Shorter version from Bloomberg News:
[T]he trial will feature competing portraits of Manafort, a veteran political consultant who made more than $60 million from 2010 to 2014 advising Ukrainian President Viktor Yanukovych. Mueller intends to prove that Manafort failed to report most of that money on his tax returns and instead funneled it through foreign accounts, including in Cyprus, to disguise it as loans from offshore shell companies to fund a tax-free lifestyle. Prosecutors will try to cast Manafort as a globe-trotting, cash-hungry villain bent on skirting the law. Through documents and witnesses, they’ll aim to show that Manafort micromanaged the fraud, deciding which financial details to fudge or withhold from his bookkeepers and accountants.

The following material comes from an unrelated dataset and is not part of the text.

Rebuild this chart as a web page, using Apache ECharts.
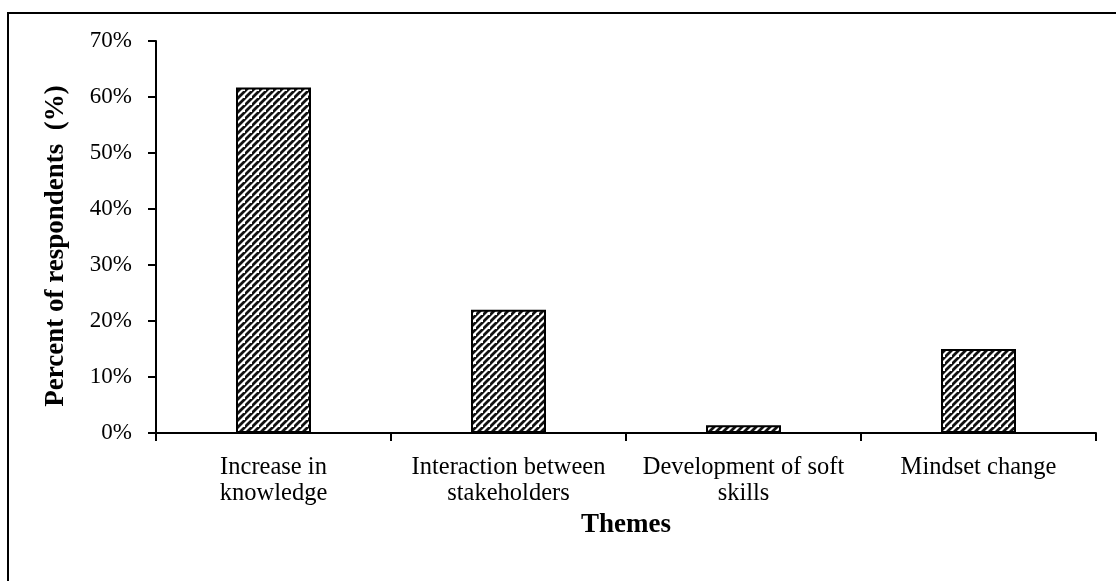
<!DOCTYPE html>
<html>
<head>
<meta charset="utf-8">
<script src="https://cdn.jsdelivr.net/npm/echarts@6/dist/echarts.min.js"></script>
<style>
html,body{margin:0;padding:0;background:#fff;}
#chart{width:1116px;height:581px;}
</style>
</head>
<body>
<div id="chart"></div>
<script>
const categories = ["Increase in\nknowledge", "Interaction between\nstakeholders", "Development of soft\nskills", "Mindset change"];
const values = [61.7, 22.0, 1.4, 15.0];
const yTicks = { min: 0, max: 70, interval: 10 };
const xTitle = "Themes";
const yTitle = "Percent of respondents  (%)";

function makePattern() {
  const c = document.createElement('canvas');
  const s = 7;
  c.width = s; c.height = s;
  const ctx = c.getContext('2d');
  ctx.fillStyle = '#ffffff';
  ctx.fillRect(0, 0, s, s);
  ctx.strokeStyle = '#111';
  ctx.lineWidth = 2.8;
  ctx.beginPath();
  ctx.moveTo(-1, s + 1); ctx.lineTo(s + 1, -1);
  ctx.moveTo(-1 - s, s + 1); ctx.lineTo(1, -1);
  ctx.moveTo(s - 1, 2 * s + 1); ctx.lineTo(2 * s + 1, s - 1);
  ctx.stroke();
  return c;
}

const font = "'Liberation Serif', 'Times New Roman', serif";
const chart = echarts.init(document.getElementById('chart'), null, { renderer: 'canvas' });
chart.setOption({
  backgroundColor: '#ffffff',
  animation: false,
  textStyle: { fontFamily: font, color: '#000' },
  grid: { left: 156, right: 20, top: 41, bottom: 148, containLabel: false },
  graphic: [{
    type: 'rect',
    shape: { x: 8, y: 13, width: 1130, height: 600 },
    style: { fill: 'none', stroke: '#000', lineWidth: 2 },
    silent: true
  }],
  xAxis: {
    type: 'category',
    data: categories,
    name: xTitle,
    nameLocation: 'middle',
    nameGap: 70,
    nameTextStyle: { fontFamily: font, fontSize: 27, fontWeight: 'bold', color: '#000' },
    axisLine: { lineStyle: { color: '#000', width: 2 } },
    axisTick: { show: true, length: 8, lineStyle: { color: '#000', width: 2 }, alignWithLabel: false },
    axisLabel: { fontFamily: font, fontSize: 24.5, color: '#000', margin: 22, lineHeight: 26, interval: 0 },
    splitLine: { show: false }
  },
  yAxis: {
    type: 'value',
    min: yTicks.min, max: yTicks.max, interval: yTicks.interval,
    name: yTitle,
    nameLocation: 'middle',
    nameGap: 86,
    nameRotate: 90,
    nameTextStyle: { fontFamily: font, fontSize: 27, fontWeight: 'bold', color: '#000', padding: [0, 18, 0, 0] },
    axisLine: { show: true, lineStyle: { color: '#000', width: 2 } },
    axisTick: { show: true, length: 8, inside: false, lineStyle: { color: '#000', width: 2 } },
    axisLabel: { fontFamily: font, fontSize: 23, color: '#000', margin: 24, formatter: '{value}%' },
    splitLine: { show: false }
  },
  series: [{
    type: 'bar',
    data: values,
    barWidth: 75,
    itemStyle: {
      color: { image: makePattern(), repeat: 'repeat' },
      borderColor: '#000',
      borderWidth: 2
    }
  }]
});
</script>
</body>
</html>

...Manafort’s defense appears to be building its case around the notion that Manafort was too busy as an international rainmaker to pay attention to the financial details of his consulting business. Instead, he mistakenly trusted his bookkeepers, tax accountants, and, crucially, Gates, his right-hand man. Manafort’s lawyers have made clear their intent to portray Gates as the real mastermind, alleging that he stole millions of dollars from the company by claiming fake bonuses and expenses. And when Mueller’s net closed around him, they said, he made up stories to avoid prison time.
Manafort is also expected to attack the testimony from two of his accountants who received immunity in exchange for their cooperation.
Manafort isn't done after this trial. In September, he goes to trial in D.C.
Manafort faces a second trial on Sept. 17 in Washington that will examine how he lobbied the U.S. government on behalf of Yanukovych and his party. He’s charged in that case with money laundering, failing to register as a foreign agent, and obstruction of justice. Prosecutors say he and a former aide with ties to Russian intelligence tried to tamper with witnesses who could testify about their unregistered lobbying in Washington.